*Recorded data*.

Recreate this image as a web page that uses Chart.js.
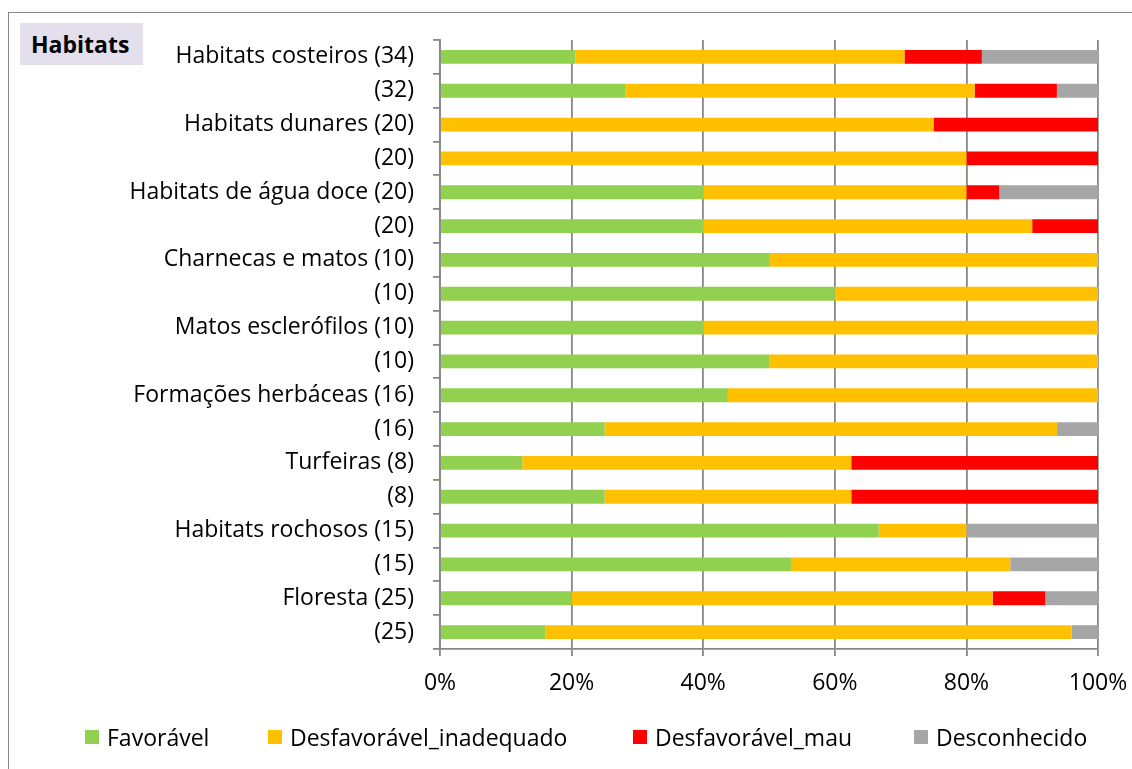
<!DOCTYPE html>
<html>
<head>
<meta charset="utf-8">
<script src="https://cdn.jsdelivr.net/npm/chart.js@4/dist/chart.umd.min.js"></script>
<style>
    body { margin: 0; background: #fff; }
    #wrap { position: relative; width: 1132px; height: 769px; overflow: hidden; font-family: "Open Sans", sans-serif; }
    #frame { position: absolute; left: 8px; top: 12px; right: -10px; bottom: -10px; border-top: 1.5px solid #868686; border-left: 1.5px solid #868686; }
    #title { position: absolute; left: 20px; top: 23px; width: 123px; height: 42px; background: #E4DFEC; font-weight: bold; font-size: 23px; line-height: 42px; padding-left: 11px; box-sizing: border-box; color: #000; }
    canvas { position: absolute; left: 0; top: 0; }
    .legend-item { position: absolute; top: 722px; height: 30px; display: flex; align-items: center; font-size: 23px; color: #000; white-space: nowrap; }
    .legend-item span.box { display: inline-block; width: 14px; height: 14px; margin-right: 8px; }
</style>
</head>
<body>
<div id="wrap">
    <div id="frame"></div>
    <canvas id="chart" width="1132" height="769"></canvas>
    <div id="title">Habitats</div>
    <div id="legend"></div>
</div>
<script>
// Number of habitats per assessment state, two rows per habitat group
const categories = [
    'Habitats costeiros (34)', '(32)',
    'Habitats dunares (20)', '(20)',
    'Habitats de água doce (20)', '(20)',
    'Charnecas e matos (10)', '(10)',
    'Matos esclerófilos (10)', '(10)',
    'Formações herbáceas (16)', '(16)',
    'Turfeiras (8)', '(8)',
    'Habitats rochosos (15)', '(15)',
    'Floresta (25)', '(25)'
];
const favoravel    = [7, 9, 0, 0, 8, 8, 5, 6, 4, 5, 7, 4, 1, 2, 10, 8, 5, 4];
const inadequado   = [17, 17, 15, 16, 8, 10, 5, 4, 6, 5, 9, 11, 4, 3, 2, 5, 16, 20];
const mau          = [4, 4, 5, 4, 1, 2, 0, 0, 0, 0, 0, 0, 3, 3, 0, 0, 2, 0];
const desconhecido = [6, 2, 0, 0, 3, 0, 0, 0, 0, 0, 0, 1, 0, 0, 3, 2, 2, 1];
const xTicks = [0, 20, 40, 60, 80, 100];

const seriesNames = ['Favorável', 'Desfavorável_inadequado', 'Desfavorável_mau', 'Desconhecido'];
const seriesColors = ['#92D050', '#FFC000', '#FF0000', '#A6A6A6'];
const seriesData = [favoravel, inadequado, mau, desconhecido];

// row totals, used to turn counts into shares of 100%
const totals = categories.map((c, i) => seriesData.reduce((s, arr) => s + arr[i], 0));
const toPercent = arr => arr.map((v, i) => v / totals[i] * 100);

const gridColor = '#878787';
const font = { family: '"Open Sans", sans-serif', size: 23 };

const datasets = seriesNames.map((name, k) => ({
    label: name,
    data: toPercent(seriesData[k]),
    backgroundColor: seriesColors[k],
    borderWidth: 0,
    categoryPercentage: 1,
    barPercentage: 0.41
}));

new Chart(document.getElementById('chart').getContext('2d'), {
    type: 'bar',
    data: { labels: categories, datasets: datasets },
    options: {
        indexAxis: 'y',
        responsive: false,
        animation: false,
        layout: { padding: { top: 40, right: 34, left: 0, bottom: 0 } },
        plugins: { legend: { display: false }, tooltip: { enabled: false } },
        scales: {
            x: {
                stacked: true,
                min: 0,
                max: 100,
                afterBuildTicks: scale => { scale.ticks = xTicks.map(v => ({ value: v })); },
                afterFit: scale => {
                    scale.height = 120;
                    // let the 100% label overhang the plot edge
                    scale.paddingLeft = 0;
                    scale.paddingRight = 0;
                },
                ticks: { font: font, color: '#000', padding: 14, callback: v => v + '%', maxRotation: 0 },
                grid: { color: gridColor, lineWidth: 1.8, tickLength: 7 },
                border: { color: gridColor, width: 1.8 }
            },
            y: {
                stacked: true,
                afterFit: scale => { scale.width = 440; },
                ticks: { font: font, color: '#000', padding: 19, autoSkip: false },
                grid: { offset: true, drawOnChartArea: false, color: gridColor, lineWidth: 1.8, tickLength: 7 },
                border: { color: gridColor, width: 1.8 }
            }
        }
    }
});

// legend row under the chart
const legendLeft = [85, 268, 633, 914];
const legend = document.getElementById('legend');
seriesNames.forEach((name, k) => {
    const item = document.createElement('div');
    item.className = 'legend-item';
    item.style.left = legendLeft[k] + 'px';
    item.innerHTML = '<span class="box" style="background:' + seriesColors[k] + '"></span>' + name;
    legend.appendChild(item);
});
</script>
</body>
</html>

*Directions*.
Repeat the data above exactly, but not the pictures.

*Result*.
Recreate this image as a web page that uses Chart.js.
<!DOCTYPE html>
<html>
<head>
<meta charset="utf-8">
<script src="https://cdn.jsdelivr.net/npm/chart.js@4/dist/chart.umd.min.js"></script>
<style>
    body { margin: 0; background: #fff; }
    #wrap { position: relative; width: 1132px; height: 769px; overflow: hidden; font-family: "Open Sans", sans-serif; }
    #frame { position: absolute; left: 8px; top: 12px; right: -10px; bottom: -10px; border-top: 1.5px solid #868686; border-left: 1.5px solid #868686; }
    #title { position: absolute; left: 20px; top: 23px; width: 123px; height: 42px; background: #E4DFEC; font-weight: bold; font-size: 23px; line-height: 42px; padding-left: 11px; box-sizing: border-box; color: #000; }
    canvas { position: absolute; left: 0; top: 0; }
    .legend-item { position: absolute; top: 722px; height: 30px; display: flex; align-items: center; font-size: 23px; color: #000; white-space: nowrap; }
    .legend-item span.box { display: inline-block; width: 14px; height: 14px; margin-right: 8px; }
</style>
</head>
<body>
<div id="wrap">
    <div id="frame"></div>
    <canvas id="chart" width="1132" height="769"></canvas>
    <div id="title">Habitats</div>
    <div id="legend"></div>
</div>
<script>
// Number of habitats per assessment state, two rows per habitat group
const categories = [
    'Habitats costeiros (34)', '(32)',
    'Habitats dunares (20)', '(20)',
    'Habitats de água doce (20)', '(20)',
    'Charnecas e matos (10)', '(10)',
    'Matos esclerófilos (10)', '(10)',
    'Formações herbáceas (16)', '(16)',
    'Turfeiras (8)', '(8)',
    'Habitats rochosos (15)', '(15)',
    'Floresta (25)', '(25)'
];
const favoravel    = [7, 9, 0, 0, 8, 8, 5, 6, 4, 5, 7, 4, 1, 2, 10, 8, 5, 4];
const inadequado   = [17, 17, 15, 16, 8, 10, 5, 4, 6, 5, 9, 11, 4, 3, 2, 5, 16, 20];
const mau          = [4, 4, 5, 4, 1, 2, 0, 0, 0, 0, 0, 0, 3, 3, 0, 0, 2, 0];
const desconhecido = [6, 2, 0, 0, 3, 0, 0, 0, 0, 0, 0, 1, 0, 0, 3, 2, 2, 1];
const xTicks = [0, 20, 40, 60, 80, 100];

const seriesNames = ['Favorável', 'Desfavorável_inadequado', 'Desfavorável_mau', 'Desconhecido'];
const seriesColors = ['#92D050', '#FFC000', '#FF0000', '#A6A6A6'];
const seriesData = [favoravel, inadequado, mau, desconhecido];

// row totals, used to turn counts into shares of 100%
const totals = categories.map((c, i) => seriesData.reduce((s, arr) => s + arr[i], 0));
const toPercent = arr => arr.map((v, i) => v / totals[i] * 100);

const gridColor = '#878787';
const font = { family: '"Open Sans", sans-serif', size: 23 };

const datasets = seriesNames.map((name, k) => ({
    label: name,
    data: toPercent(seriesData[k]),
    backgroundColor: seriesColors[k],
    borderWidth: 0,
    categoryPercentage: 1,
    barPercentage: 0.41
}));

new Chart(document.getElementById('chart').getContext('2d'), {
    type: 'bar',
    data: { labels: categories, datasets: datasets },
    options: {
        indexAxis: 'y',
        responsive: false,
        animation: false,
        layout: { padding: { top: 40, right: 34, left: 0, bottom: 0 } },
        plugins: { legend: { display: false }, tooltip: { enabled: false } },
        scales: {
            x: {
                stacked: true,
                min: 0,
                max: 100,
                afterBuildTicks: scale => { scale.ticks = xTicks.map(v => ({ value: v })); },
                afterFit: scale => {
                    scale.height = 120;
                    // let the 100% label overhang the plot edge
                    scale.paddingLeft = 0;
                    scale.paddingRight = 0;
                },
                ticks: { font: font, color: '#000', padding: 14, callback: v => v + '%', maxRotation: 0 },
                grid: { color: gridColor, lineWidth: 1.8, tickLength: 7 },
                border: { color: gridColor, width: 1.8 }
            },
            y: {
                stacked: true,
                afterFit: scale => { scale.width = 440; },
                ticks: { font: font, color: '#000', padding: 19, autoSkip: false },
                grid: { offset: true, drawOnChartArea: false, color: gridColor, lineWidth: 1.8, tickLength: 7 },
                border: { color: gridColor, width: 1.8 }
            }
        }
    }
});

// legend row under the chart
const legendLeft = [85, 268, 633, 914];
const legend = document.getElementById('legend');
seriesNames.forEach((name, k) => {
    const item = document.createElement('div');
    item.className = 'legend-item';
    item.style.left = legendLeft[k] + 'px';
    item.innerHTML = '<span class="box" style="background:' + seriesColors[k] + '"></span>' + name;
    legend.appendChild(item);
});
</script>
</body>
</html>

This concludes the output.